__TASK REQUIREMENTS__. Leave out any pictures and transcribe all other data below exactly.

-=-=-=-=-

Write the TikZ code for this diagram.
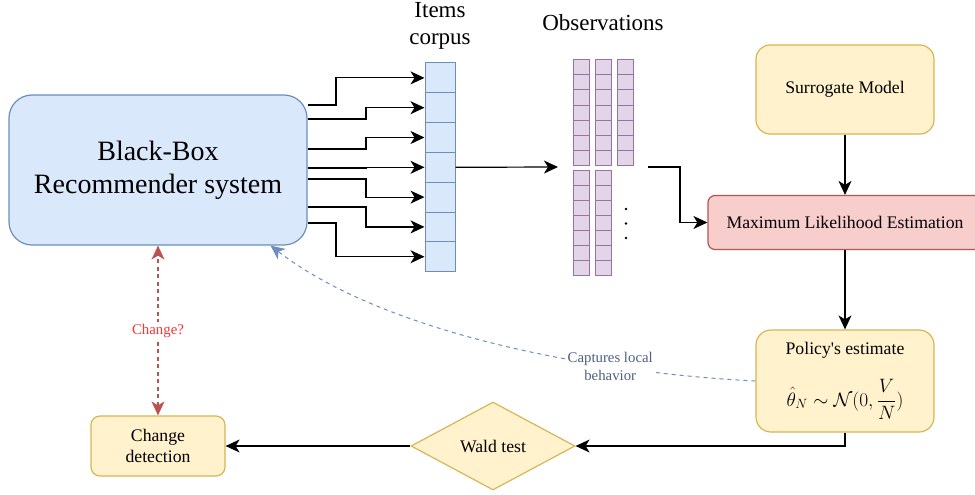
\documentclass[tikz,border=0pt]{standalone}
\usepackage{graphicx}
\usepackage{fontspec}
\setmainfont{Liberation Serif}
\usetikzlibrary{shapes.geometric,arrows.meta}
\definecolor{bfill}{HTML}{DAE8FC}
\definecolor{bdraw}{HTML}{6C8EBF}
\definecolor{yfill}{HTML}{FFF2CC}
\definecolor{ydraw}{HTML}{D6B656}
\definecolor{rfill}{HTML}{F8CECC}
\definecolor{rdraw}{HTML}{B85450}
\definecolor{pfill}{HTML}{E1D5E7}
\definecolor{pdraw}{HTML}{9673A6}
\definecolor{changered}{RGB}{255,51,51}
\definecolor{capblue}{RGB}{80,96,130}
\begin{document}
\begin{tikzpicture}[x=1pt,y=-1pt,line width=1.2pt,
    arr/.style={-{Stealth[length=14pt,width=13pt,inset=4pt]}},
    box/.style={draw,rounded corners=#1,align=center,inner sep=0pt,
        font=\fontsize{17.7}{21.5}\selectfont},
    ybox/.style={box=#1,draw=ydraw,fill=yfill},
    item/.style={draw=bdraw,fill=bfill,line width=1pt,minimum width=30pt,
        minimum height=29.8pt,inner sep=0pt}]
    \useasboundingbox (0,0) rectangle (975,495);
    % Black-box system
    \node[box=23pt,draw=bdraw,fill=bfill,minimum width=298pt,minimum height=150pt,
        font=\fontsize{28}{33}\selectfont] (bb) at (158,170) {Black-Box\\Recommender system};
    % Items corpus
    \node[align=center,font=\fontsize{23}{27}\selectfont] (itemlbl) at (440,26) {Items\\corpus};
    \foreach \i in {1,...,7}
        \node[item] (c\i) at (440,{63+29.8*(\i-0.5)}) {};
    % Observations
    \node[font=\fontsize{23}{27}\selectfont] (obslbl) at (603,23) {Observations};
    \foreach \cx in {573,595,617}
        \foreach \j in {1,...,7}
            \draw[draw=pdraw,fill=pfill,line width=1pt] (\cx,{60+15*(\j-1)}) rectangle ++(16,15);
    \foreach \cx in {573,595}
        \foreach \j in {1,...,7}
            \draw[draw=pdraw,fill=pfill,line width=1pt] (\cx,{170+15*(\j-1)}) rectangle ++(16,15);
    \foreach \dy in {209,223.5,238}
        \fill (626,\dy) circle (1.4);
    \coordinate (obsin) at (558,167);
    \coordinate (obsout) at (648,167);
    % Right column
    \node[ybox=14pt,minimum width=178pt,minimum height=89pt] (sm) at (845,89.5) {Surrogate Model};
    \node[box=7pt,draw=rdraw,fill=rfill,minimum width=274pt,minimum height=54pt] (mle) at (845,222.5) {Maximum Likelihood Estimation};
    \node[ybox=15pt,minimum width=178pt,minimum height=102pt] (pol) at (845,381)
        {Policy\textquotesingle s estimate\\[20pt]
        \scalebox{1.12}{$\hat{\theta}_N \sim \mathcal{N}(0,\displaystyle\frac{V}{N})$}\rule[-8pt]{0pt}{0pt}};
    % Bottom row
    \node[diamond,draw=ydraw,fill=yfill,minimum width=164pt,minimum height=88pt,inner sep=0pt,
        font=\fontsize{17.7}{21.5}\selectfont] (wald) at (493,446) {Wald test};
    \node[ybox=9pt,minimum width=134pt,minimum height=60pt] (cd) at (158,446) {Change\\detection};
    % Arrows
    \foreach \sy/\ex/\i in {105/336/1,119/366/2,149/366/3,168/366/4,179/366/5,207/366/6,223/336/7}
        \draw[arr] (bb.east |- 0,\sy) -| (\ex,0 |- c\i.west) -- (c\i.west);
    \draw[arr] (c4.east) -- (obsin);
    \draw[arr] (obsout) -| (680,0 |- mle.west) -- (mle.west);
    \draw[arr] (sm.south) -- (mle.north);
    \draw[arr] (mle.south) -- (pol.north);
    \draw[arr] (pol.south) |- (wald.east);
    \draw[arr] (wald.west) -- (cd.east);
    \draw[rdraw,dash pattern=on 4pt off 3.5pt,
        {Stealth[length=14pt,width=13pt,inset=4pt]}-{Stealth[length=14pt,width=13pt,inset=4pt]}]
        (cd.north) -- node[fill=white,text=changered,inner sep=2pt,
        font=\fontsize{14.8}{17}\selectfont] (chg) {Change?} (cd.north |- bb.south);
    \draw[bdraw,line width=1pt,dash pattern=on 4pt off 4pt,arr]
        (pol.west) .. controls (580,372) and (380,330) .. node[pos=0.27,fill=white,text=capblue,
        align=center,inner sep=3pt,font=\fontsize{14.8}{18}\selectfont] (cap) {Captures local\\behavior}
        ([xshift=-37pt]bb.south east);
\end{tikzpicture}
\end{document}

-=-=-=-=-

__SOLUTION__.
Write the TikZ code for this diagram.
\documentclass[tikz,border=0pt]{standalone}
\usepackage{graphicx}
\usepackage{fontspec}
\setmainfont{Liberation Serif}
\usetikzlibrary{shapes.geometric,arrows.meta}
\definecolor{bfill}{HTML}{DAE8FC}
\definecolor{bdraw}{HTML}{6C8EBF}
\definecolor{yfill}{HTML}{FFF2CC}
\definecolor{ydraw}{HTML}{D6B656}
\definecolor{rfill}{HTML}{F8CECC}
\definecolor{rdraw}{HTML}{B85450}
\definecolor{pfill}{HTML}{E1D5E7}
\definecolor{pdraw}{HTML}{9673A6}
\definecolor{changered}{RGB}{255,51,51}
\definecolor{capblue}{RGB}{80,96,130}
\begin{document}
\begin{tikzpicture}[x=1pt,y=-1pt,line width=1.2pt,
    arr/.style={-{Stealth[length=14pt,width=13pt,inset=4pt]}},
    box/.style={draw,rounded corners=#1,align=center,inner sep=0pt,
        font=\fontsize{17.7}{21.5}\selectfont},
    ybox/.style={box=#1,draw=ydraw,fill=yfill},
    item/.style={draw=bdraw,fill=bfill,line width=1pt,minimum width=30pt,
        minimum height=29.8pt,inner sep=0pt}]
    \useasboundingbox (0,0) rectangle (975,495);
    % Black-box system
    \node[box=23pt,draw=bdraw,fill=bfill,minimum width=298pt,minimum height=150pt,
        font=\fontsize{28}{33}\selectfont] (bb) at (158,170) {Black-Box\\Recommender system};
    % Items corpus
    \node[align=center,font=\fontsize{23}{27}\selectfont] (itemlbl) at (440,26) {Items\\corpus};
    \foreach \i in {1,...,7}
        \node[item] (c\i) at (440,{63+29.8*(\i-0.5)}) {};
    % Observations
    \node[font=\fontsize{23}{27}\selectfont] (obslbl) at (603,23) {Observations};
    \foreach \cx in {573,595,617}
        \foreach \j in {1,...,7}
            \draw[draw=pdraw,fill=pfill,line width=1pt] (\cx,{60+15*(\j-1)}) rectangle ++(16,15);
    \foreach \cx in {573,595}
        \foreach \j in {1,...,7}
            \draw[draw=pdraw,fill=pfill,line width=1pt] (\cx,{170+15*(\j-1)}) rectangle ++(16,15);
    \foreach \dy in {209,223.5,238}
        \fill (626,\dy) circle (1.4);
    \coordinate (obsin) at (558,167);
    \coordinate (obsout) at (648,167);
    % Right column
    \node[ybox=14pt,minimum width=178pt,minimum height=89pt] (sm) at (845,89.5) {Surrogate Model};
    \node[box=7pt,draw=rdraw,fill=rfill,minimum width=274pt,minimum height=54pt] (mle) at (845,222.5) {Maximum Likelihood Estimation};
    \node[ybox=15pt,minimum width=178pt,minimum height=102pt] (pol) at (845,381)
        {Policy\textquotesingle s estimate\\[20pt]
        \scalebox{1.12}{$\hat{\theta}_N \sim \mathcal{N}(0,\displaystyle\frac{V}{N})$}\rule[-8pt]{0pt}{0pt}};
    % Bottom row
    \node[diamond,draw=ydraw,fill=yfill,minimum width=164pt,minimum height=88pt,inner sep=0pt,
        font=\fontsize{17.7}{21.5}\selectfont] (wald) at (493,446) {Wald test};
    \node[ybox=9pt,minimum width=134pt,minimum height=60pt] (cd) at (158,446) {Change\\detection};
    % Arrows
    \foreach \sy/\ex/\i in {105/336/1,119/366/2,149/366/3,168/366/4,179/366/5,207/366/6,223/336/7}
        \draw[arr] (bb.east |- 0,\sy) -| (\ex,0 |- c\i.west) -- (c\i.west);
    \draw[arr] (c4.east) -- (obsin);
    \draw[arr] (obsout) -| (680,0 |- mle.west) -- (mle.west);
    \draw[arr] (sm.south) -- (mle.north);
    \draw[arr] (mle.south) -- (pol.north);
    \draw[arr] (pol.south) |- (wald.east);
    \draw[arr] (wald.west) -- (cd.east);
    \draw[rdraw,dash pattern=on 4pt off 3.5pt,
        {Stealth[length=14pt,width=13pt,inset=4pt]}-{Stealth[length=14pt,width=13pt,inset=4pt]}]
        (cd.north) -- node[fill=white,text=changered,inner sep=2pt,
        font=\fontsize{14.8}{17}\selectfont] (chg) {Change?} (cd.north |- bb.south);
    \draw[bdraw,line width=1pt,dash pattern=on 4pt off 4pt,arr]
        (pol.west) .. controls (580,372) and (380,330) .. node[pos=0.27,fill=white,text=capblue,
        align=center,inner sep=3pt,font=\fontsize{14.8}{18}\selectfont] (cap) {Captures local\\behavior}
        ([xshift=-37pt]bb.south east);
\end{tikzpicture}
\end{document}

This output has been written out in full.